Emanuel Ax, Piano
Performers
Emanuel Ax, Piano
Program
BEETHOVEN Piano Sonata No. 13 in E-flat Major, Op. 27, No. 1, "quasi una fantasia"
JOHN CORIGLIANO Fantasia on an Ostinato
BEETHOVEN Piano Sonata No. 14 in C-sharp Minor, Op. 27, No. 2, "quasi una fantasia” (“Moonlight")

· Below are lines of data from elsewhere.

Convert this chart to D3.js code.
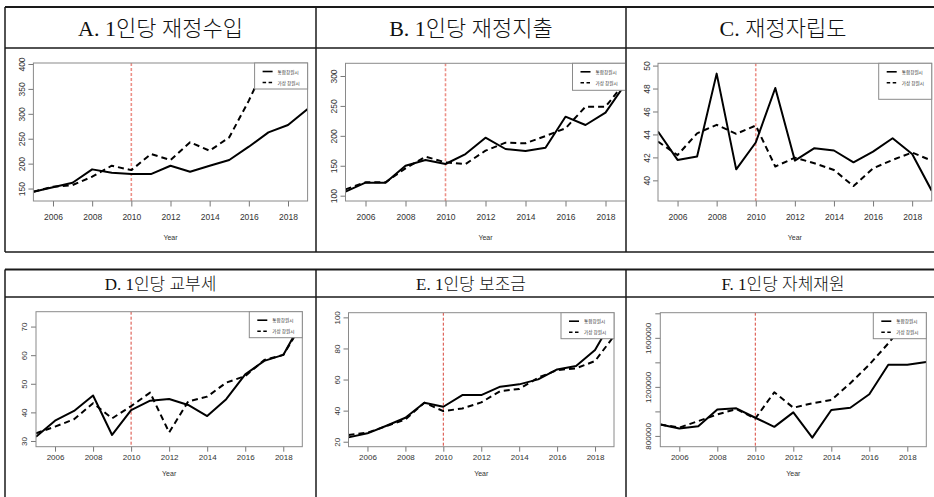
<!DOCTYPE html>
<html>
<head>
<meta charset="utf-8">
<script src="https://cdn.jsdelivr.net/npm/d3@7/dist/d3.min.js"></script>
<style>
    body { margin: 0; background: #fff; }
</style>
</head>
<body>
<div id="chart"></div>
<script>
let years = [2005, 2006, 2007, 2008, 2009, 2010, 2011, 2012, 2013, 2014, 2015, 2016, 2017, 2018, 2019];
let xTicks = [2006, 2008, 2010, 2012, 2014, 2016, 2018];
let seriesNames = ["통합창원시", "가상 창원시"];
let panelTitles = ["A. 1인당 재정수입", "B. 1인당 재정지출", "C. 재정자립도",
                   "D. 1인당 교부세", "E. 1인당 보조금", "F. 1인당 자체재원"];

// solid = 통합창원시, dashed = 가상 창원시
let revenueActual  = [143.6, 152.4, 161.6, 188.5, 181.8, 179.1, 179, 195.8, 183.8, 195.8, 207.2, 234, 262.8, 277.5, 309.6];
let revenueVirtual = [143.6, 153.6, 157, 173.7, 195.8, 187, 219.3, 207.2, 242.8, 225.9, 252.8, 326.5, 410, 440, 470];
let spendingActual  = [106.7, 121.7, 121.7, 150.1, 159.6, 152.9, 169.6, 196.9, 178, 174.7, 180.2, 232, 218.1, 238.7, 287];
let spendingVirtual = [110.6, 122.3, 122.3, 145.7, 165.2, 155.7, 152.9, 175.2, 188.6, 187.5, 199.7, 212.5, 248.7, 248.7, 290];
let autonomyActual  = [44.26, 41.78, 42.07, 49.3, 40.96, 43.3, 48.05, 41.72, 42.8, 42.6, 41.57, 42.5, 43.67, 42.3, 39.1];
let autonomyVirtual = [43.38, 42.2, 44.1, 44.84, 44.05, 44.78, 41.2, 41.98, 41.49, 40.9, 39.5, 41.05, 41.78, 42.42, 41.72];
let grantActual  = [31.5, 37.1, 40.5, 45.9, 32.1, 40.8, 44.1, 44.7, 42.6, 38.7, 44.6, 53.3, 58, 60.1, 72];
let grantVirtual = [32.7, 35, 37.6, 43.2, 37.9, 42.2, 46.9, 33, 43.8, 45.5, 50.4, 52.7, 58.3, 60.1, 71];
let subsidyActual  = [22.8, 25.4, 30.3, 35.4, 45.1, 42.5, 50, 50, 55.4, 56.9, 60.1, 66.5, 68.7, 79, 100];
let subsidyVirtual = [24.3, 25.8, 30.1, 34.4, 45.1, 39.7, 41.4, 45.3, 52.6, 53.9, 61.2, 66.1, 67.2, 71.9, 88];
let ownActual  = [893000, 860000, 879000, 1016000, 1025000, 948000, 874000, 992000, 786000, 1011000, 1030000, 1140000, 1381000, 1381000, 1403000];
let ownVirtual = [893000, 868000, 921000, 975000, 1019000, 942000, 1156000, 1030000, 1066000, 1093000, 1230000, 1381000, 1555000, 1740000, 1900000];

let revenueTicks  = [150, 200, 250, 300, 350, 400];
let spendingTicks = [100, 150, 200, 250, 300];
let autonomyTicks = [40, 42, 44, 46, 48, 50];
let grantTicks    = [30, 40, 50, 60, 70];
let subsidyTicks  = [20, 40, 60, 80, 100];
let ownTicks      = [800000, 1000000, 1200000, 1400000, 1600000, 1800000];
let ownTickLabels = [800000, 1200000, 1600000];

let panelSeries = [
    [revenueActual, revenueVirtual],
    [spendingActual, spendingVirtual],
    [autonomyActual, autonomyVirtual],
    [grantActual, grantVirtual],
    [subsidyActual, subsidyVirtual],
    [ownActual, ownVirtual]
];
let panelTicks = [revenueTicks, spendingTicks, autonomyTicks, grantTicks, subsidyTicks, ownTicks];
let panelTickLabels = [revenueTicks, spendingTicks, autonomyTicks, grantTicks, subsidyTicks, ownTickLabels];

// layout
let width = 934, height = 497;
let colX = [5, 316, 626, 940];
let rows = [
    {top: 7, sep: 48, bottom: 252, titleSize: 22, tickDy: 19, yearDy: 36, tickFont: 8.5, tickLen: 5.5, vColor: "#ec8f86", vWidth: 1.6},
    {top: 269.5, sep: 297, bottom: 502, titleSize: 17, tickDy: 13, yearDy: 26.5, tickFont: 8, tickLen: 5, vColor: "#d9453a", vWidth: 1}
];
let boxes = [
    {l: 33.4, r: 307.6, t: 63, b: 201, y0: 125, y1: 402, legH: 26},
    {l: 345.5, r: 625.5, t: 63.3, b: 201, y0: 91.1, y1: 321.2, legH: 27},
    {l: 658, r: 931.7, t: 63.3, b: 201, y0: 38.2, y1: 50.2, legH: 36},
    {l: 36, r: 302.3, t: 311.7, b: 446.7, y0: 28, y1: 75.2, legH: 26},
    {l: 348.5, r: 614, t: 312.7, b: 446.7, y0: 16.8, y1: 103, legH: 26},
    {l: 660.3, r: 926.3, t: 312.7, b: 446.7, y0: 712000, y1: 1805000, legH: 26}
];

let svg = d3.select("#chart").append("svg")
    .attr("width", width)
    .attr("height", height)
    .style("display", "block");

let defs = svg.append("defs");

//table lines
rows.forEach(function (row, ri) {
    let t = svg.append("g").attr("stroke", "#1a1a1a").attr("fill", "none");
    t.append("line").attr("x1", colX[0]).attr("x2", width).attr("y1", row.top).attr("y2", row.top).attr("stroke-width", 2);
    t.append("line").attr("x1", colX[0]).attr("x2", width).attr("y1", row.sep).attr("y2", row.sep).attr("stroke-width", 1.5);
    if (ri == 0) {
        t.append("line").attr("x1", colX[0]).attr("x2", width).attr("y1", row.bottom).attr("y2", row.bottom).attr("stroke-width", 1.5);
    }
    colX.slice(0, 3).forEach(function (cx) {
        t.append("line").attr("x1", cx).attr("x2", cx).attr("y1", row.top).attr("y2", Math.min(row.bottom, height)).attr("stroke-width", 1.5);
    });
});

function renderPanel(i) {
    let box = boxes[i], row = rows[Math.floor(i / 3)], col = i % 3;
    let cx0 = colX[col], cx1 = colX[col + 1];

    let x = d3.scaleLinear().domain([2005, 2019]).range([box.l, box.r]);
    let y = d3.scaleLinear().domain([box.y0, box.y1]).range([box.b, box.t]);

    defs.append("clipPath").attr("id", "cell" + i)
        .append("rect")
        .attr("x", cx0 + 1).attr("y", row.sep + 1)
        .attr("width", cx1 - cx0 - 2).attr("height", row.bottom - row.sep - 2);
    defs.append("clipPath").attr("id", "plot" + i)
        .append("rect")
        .attr("x", box.l).attr("y", box.t)
        .attr("width", box.r - box.l).attr("height", box.b - box.t);

    //title
    svg.append("text")
        .attr("x", (cx0 + cx1) / 2)
        .attr("y", (row.top + row.sep) / 2 + 1)
        .attr("text-anchor", "middle")
        .attr("dominant-baseline", "central")
        .attr("font-family", "'Liberation Serif', 'Noto Sans CJK KR', serif")
        .attr("font-weight", 300)
        .attr("font-size", row.titleSize)
        .attr("fill", "#111")
        .text(panelTitles[i]);

    let g = svg.append("g").attr("clip-path", "url(#cell" + i + ")");

    //x axis
    let xAxis = g.append("g")
        .attr("transform", "translate(0," + box.b + ")")
        .call(d3.axisBottom(x).tickValues(xTicks).tickSize(row.tickLen).tickFormat(d3.format("d")));
    xAxis.select(".domain").remove();
    xAxis.selectAll("line").attr("stroke", "#777");
    xAxis.selectAll("text")
        .attr("y", row.tickDy)
        .attr("dy", 0)
        .attr("fill", "#333")
        .attr("font-family", "'Liberation Sans', Arial, sans-serif")
        .attr("font-size", row.tickFont);

    //y axis
    let labels = panelTickLabels[i];
    let yAxis = g.append("g")
        .attr("transform", "translate(" + box.l + ",0)")
        .call(d3.axisLeft(y).tickValues(panelTicks[i]).tickSize(5)
            .tickFormat(function (d) { return labels.indexOf(d) >= 0 ? d3.format("d")(d) : ""; }));
    yAxis.select(".domain").remove();
    yAxis.selectAll("line").attr("stroke", "#777");
    yAxis.selectAll("text")
        .attr("transform", "rotate(-90)")
        .attr("x", 0)
        .attr("y", -11.5)
        .attr("dy", 0)
        .attr("text-anchor", "middle")
        .attr("dominant-baseline", "central")
        .attr("fill", "#333")
        .attr("font-family", "'Liberation Sans', Arial, sans-serif")
        .attr("font-size", row.tickFont);

    g.append("text")
        .attr("x", (box.l + box.r) / 2)
        .attr("y", box.b + row.yearDy)
        .attr("text-anchor", "middle")
        .attr("dominant-baseline", "central")
        .attr("fill", "#333")
        .attr("font-family", "'Liberation Sans', Arial, sans-serif")
        .attr("font-size", 7)
        .text("Year");

    //plot contents
    let p = g.append("g").attr("clip-path", "url(#plot" + i + ")");

    p.append("line")
        .attr("x1", x(2010)).attr("x2", x(2010))
        .attr("y1", box.t).attr("y2", box.b)
        .attr("stroke", row.vColor)
        .attr("stroke-width", row.vWidth)
        .attr("stroke-dasharray", "3,2");

    let line = d3.line()
        .x(function (d, j) { return x(years[j]); })
        .y(function (d) { return y(d); });

    p.selectAll(".series")
        .data(panelSeries[i])
        .enter().append("path")
        .attr("class", "series")
        .attr("d", line)
        .attr("fill", "none")
        .attr("stroke", "#000")
        .attr("stroke-width", 2)
        .attr("stroke-linejoin", "round")
        .attr("stroke-dasharray", function (d, j) { return j == 1 ? "6,4" : null; });

    g.append("rect")
        .attr("x", box.l).attr("y", box.t)
        .attr("width", box.r - box.l).attr("height", box.b - box.t)
        .attr("fill", "none")
        .attr("stroke", "#8a8a8a")
        .attr("stroke-width", 1);

    //legend
    let legW = 53;
    let leg = g.append("g").attr("transform", "translate(" + (box.r - legW) + "," + box.t + ")");
    leg.append("rect")
        .attr("width", legW).attr("height", box.legH)
        .attr("fill", "#fff")
        .attr("stroke", "#8a8a8a");
    let item = leg.selectAll(".item")
        .data(seriesNames)
        .enter().append("g")
        .attr("class", "item")
        .attr("transform", function (d, j) { return "translate(0," + (8.5 + j * 11) + ")"; });
    item.append("line")
        .attr("x1", 8).attr("x2", 18)
        .attr("stroke", "#000")
        .attr("stroke-width", 1.6)
        .attr("stroke-dasharray", function (d, j) { return j == 1 ? "3.5,2.5" : null; });
    item.append("text")
        .attr("x", 23)
        .attr("dominant-baseline", "central")
        .attr("font-family", "'Noto Sans CJK KR', sans-serif")
        .attr("font-size", 4.6)
        .attr("fill", "#333")
        .text(function (d) { return d; });
}

for (let i = 0; i < 6; i++) renderPanel(i);
</script>
</body>
</html>
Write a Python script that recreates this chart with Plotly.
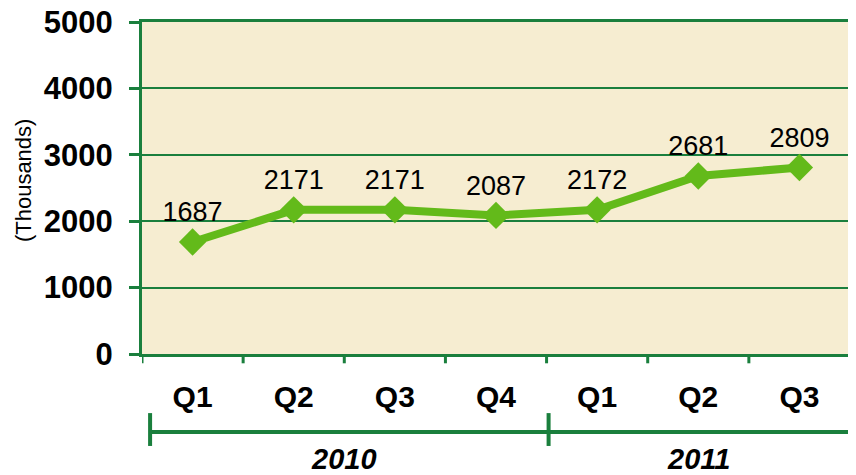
import plotly.graph_objects as go

quarter_text = ["Q1", "Q2", "Q3", "Q4", "Q1", "Q2", "Q3"]
values = [1687, 2171, 2171, 2087, 2172, 2681, 2809]
years = ["2010", "2011"]
year_centers = [1.5, 5.0]

green_line = "#63BA1A"
dark_green = "#1A7F3D"
bg = "#F6EDD1"
font = "Liberation Sans, Arial, sans-serif"

fig = go.Figure()

fig.add_trace(go.Scatter(
    x=list(range(len(values))),
    y=values,
    mode="lines+markers+text",
    line=dict(color=green_line, width=8),
    marker=dict(symbol="diamond", size=21, color=green_line),
    text=[str(v) for v in values],
    textposition="top center",
    textfont=dict(family=font, size=27, color="black"),
    cliponaxis=False,
    hoverinfo="skip",
))

# year bracket under the quarter labels
shapes = [
    dict(type="line", xref="x", yref="paper", x0=-0.42, x1=6.6, y0=-0.235, y1=-0.235,
         line=dict(color=dark_green, width=4)),
    dict(type="line", xref="x", yref="paper", x0=-0.42, x1=-0.42, y0=-0.178, y1=-0.277,
         line=dict(color=dark_green, width=4)),
    dict(type="line", xref="x", yref="paper", x0=3.52, x1=3.52, y0=-0.178, y1=-0.277,
         line=dict(color=dark_green, width=4)),
]

annotations = [
    dict(text=y, x=xc, y=-0.316, xref="x", yref="paper", showarrow=False,
         xanchor="center", yanchor="middle",
         font=dict(family=font, size=29, color="black", weight="bold", style="italic"))
    for y, xc in zip(years, year_centers)
]
annotations.append(dict(
    text="(Thousands)", x=-0.168, y=0.524, xref="paper", yref="paper",
    showarrow=False, textangle=-90, xanchor="center", yanchor="middle",
    font=dict(family=font, size=22, color="black"),
))

# the page body adds an 8px margin, so the figure is sized and offset for it
fig.update_layout(
    width=848,
    height=467,
    margin=dict(l=134, r=6, t=14, b=121, autoexpand=False),
    paper_bgcolor="white",
    plot_bgcolor=bg,
    showlegend=False,
    shapes=shapes,
    annotations=annotations,
    xaxis=dict(
        range=[-0.5, 6.5],
        tickmode="array",
        tickvals=list(range(len(values))),
        ticktext=quarter_text,
        showgrid=False,
        showline=True,
        mirror=True,
        linecolor=dark_green,
        linewidth=3,
        ticks="",
        ticklabelstandoff=14,
        tickfont=dict(family=font, size=30, color="black", weight="bold"),
        zeroline=False,
        automargin=False,
    ),
    yaxis=dict(
        range=[0, 5000],
        tickvals=[0, 1000, 2000, 3000, 4000, 5000],
        showgrid=True,
        gridcolor=dark_green,
        gridwidth=1.5,
        showline=True,
        mirror=True,
        linecolor=dark_green,
        linewidth=3,
        ticks="outside",
        ticklen=10,
        tickwidth=3,
        tickcolor=dark_green,
        ticklabelstandoff=10,
        ticklabeloverflow="allow",
        tickfont=dict(family=font, size=31, color="black", weight="bold"),
        zeroline=False,
        automargin=False,
    ),
)

# boundary ticks between quarters on the category axis
for b in [i + 0.5 for i in range(-1, len(values))]:
    fig.add_shape(type="line", xref="x", yref="paper", x0=b, x1=b, y0=0, y1=-0.028,
                  line=dict(color=dark_green, width=3))

fig.write_html("out.html")
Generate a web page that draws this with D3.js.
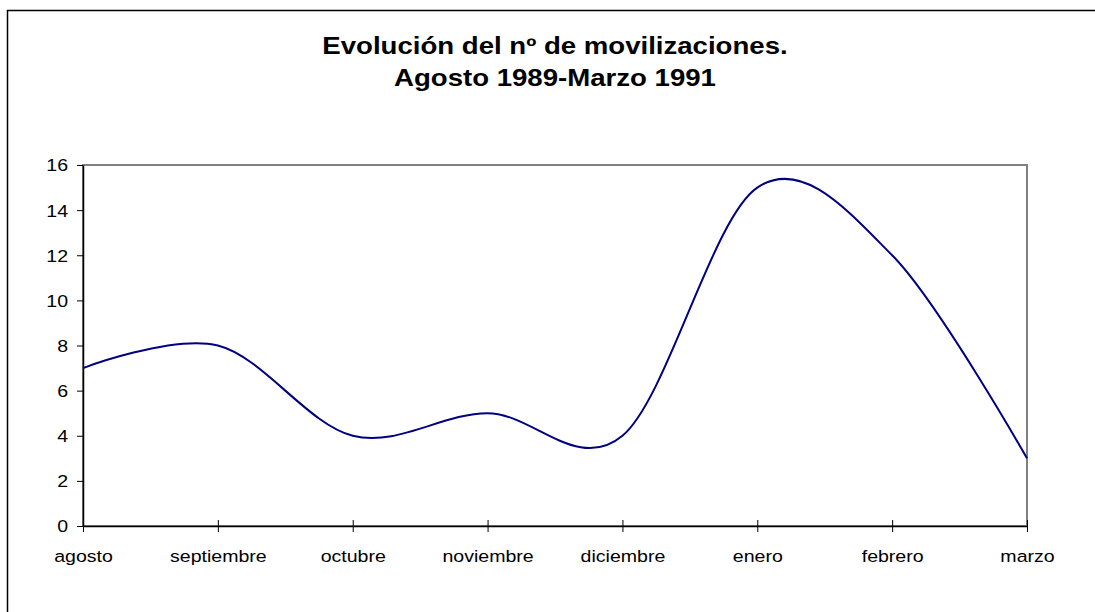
<!DOCTYPE html>
<html lang="es">
<head>
  <meta charset="UTF-8">
  <title>Evolución del nº de movilizaciones</title>
  <style>
    body { margin: 0; background: #fff; }
    .warp { width: 1095px; height: 612px; }
    text { font-family: "Liberation Sans", Arial, sans-serif; fill: #000; }
    .frame { fill: none; stroke: #000; stroke-width: 1.5; }
    .plotbox { fill: none; stroke: #808080; stroke-width: 2; }
    .serie { fill: none; stroke: #000080; stroke-width: 2; }
  </style>
</head>
<body>
  <div class="warp"></div>
  <script src="https://cdn.jsdelivr.net/npm/d3@7"></script>
  <script>
    // datos
    var meses = ['agosto', 'septiembre', 'octubre', 'noviembre', 'diciembre', 'enero', 'febrero', 'marzo'];
    var movilizaciones = [7, 8, 4, 5, 4, 15, 12, 3];
    var yTicks = [0, 2, 4, 6, 8, 10, 12, 14, 16];
    var titulo = ['Evolución del nº de movilizaciones.', 'Agosto 1989-Marzo 1991'];

    var W = 1095, H = 612;
    var plot = { left: 83, right: 1027, top: 165, bottom: 526 };
    var sxTick = 1.15, sxTitle = 1.2; // el texto original sale algo estirado a lo ancho

    var svg = d3.select('.warp').append('svg')
      .attr('width', W)
      .attr('height', H);

    // marco exterior (solo se ve arriba e izquierda)
    svg.append('path')
      .attr('class', 'frame')
      .attr('d', 'M7.5,' + H + ' V10.5 H' + W);

    var x = d3.scalePoint().domain(meses).range([plot.left, plot.right]);
    var y = d3.scaleLinear().domain([0, 16]).range([plot.bottom, plot.top]);

    // borde del área de trazado
    svg.append('rect')
      .attr('class', 'plotbox')
      .attr('x', plot.left)
      .attr('y', plot.top)
      .attr('width', plot.right - plot.left)
      .attr('height', plot.bottom - plot.top);

    // eje Y
    var gy = svg.append('g')
      .attr('transform', 'translate(' + plot.left + ',0)')
      .call(d3.axisLeft(y).tickValues(yTicks).tickSize(6).tickSizeOuter(0).tickPadding(9));
    gy.select('.domain').attr('stroke', '#000').attr('stroke-width', 1.5);
    gy.selectAll('.tick line').attr('stroke', '#000');
    gy.selectAll('.tick text')
      .style('font-size', '17px')
      .attr('dy', '0.35em')
      .attr('transform', function () {
        var tx = +d3.select(this).attr('x');
        return 'translate(' + tx + ',0) scale(' + sxTick + ',1)';
      })
      .attr('x', 0);

    // eje X
    var gx = svg.append('g')
      .attr('transform', 'translate(0,' + plot.bottom + ')')
      .call(d3.axisBottom(x).tickSize(6).tickSizeOuter(0).tickPadding(0));
    gx.select('.domain').attr('stroke', '#000').attr('stroke-width', 1.5);
    gx.selectAll('.tick line').attr('stroke', '#000').attr('y1', -6);
    gx.selectAll('.tick text')
      .style('font-size', '17px')
      .attr('y', 0)
      .attr('dy', 0)
      .attr('transform', 'translate(0,36) scale(' + sxTick + ',1)');

    // serie suavizada (como Excel)
    var line = d3.line()
      .x(function (d, i) { return x(meses[i]); })
      .y(function (d) { return y(d); })
      .curve(d3.curveCardinal.tension(0));

    svg.append('path')
      .datum(movilizaciones)
      .attr('class', 'serie')
      .attr('d', line);

    // título
    svg.append('g')
      .selectAll('text')
      .data(titulo)
      .enter()
      .append('text')
      .attr('text-anchor', 'middle')
      .style('font-size', '23px')
      .style('font-weight', 'bold')
      .attr('transform', function (d, i) {
        return 'translate(555,' + (54 + i * 32) + ') scale(' + sxTitle + ',1)';
      })
      .text(function (d) { return d; });
  </script>
</body>
</html>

R. SCHUMANN Arabeske in C Major
R. SCHUMANN Fantasy in C Major, Op. 17
Event Duration
The printed program will last approximately 100 minutes, including one 20-minute intermission.At a Glance
A fantasy is defined as the free play of creative imagination. The term connoted many different things for the three composers represented on tonight’s program, but in essence it could refer to almost any work that did not quite conform to any of the standard musical forms and genres. Beethoven, the prototypical boundary-defying composer, evoked the 18th-century genre of the free-form keyboard fantasy in his beloved “Moonlight” Sonata and its equally unconventional companion, the Sonata No. 13 in E-flat Major, Op. 27, No. 1. Robert Schumann’s great Fantasy in C Major, which originated as a tribute to Beethoven, alludes to the older composer’s song “An die Ferne Geliebte,” a paean to his anonymous “distant beloved.” Similarly, John Corigliano borrowed the thematic material for his Fantasia on an Ostinato from Beethoven’s Seventh Symphony. Although Schumann’s winsome Arabeske has a more traditional structure, it too owes much to the composer’s dreamily melancholic alter ego Eusebius.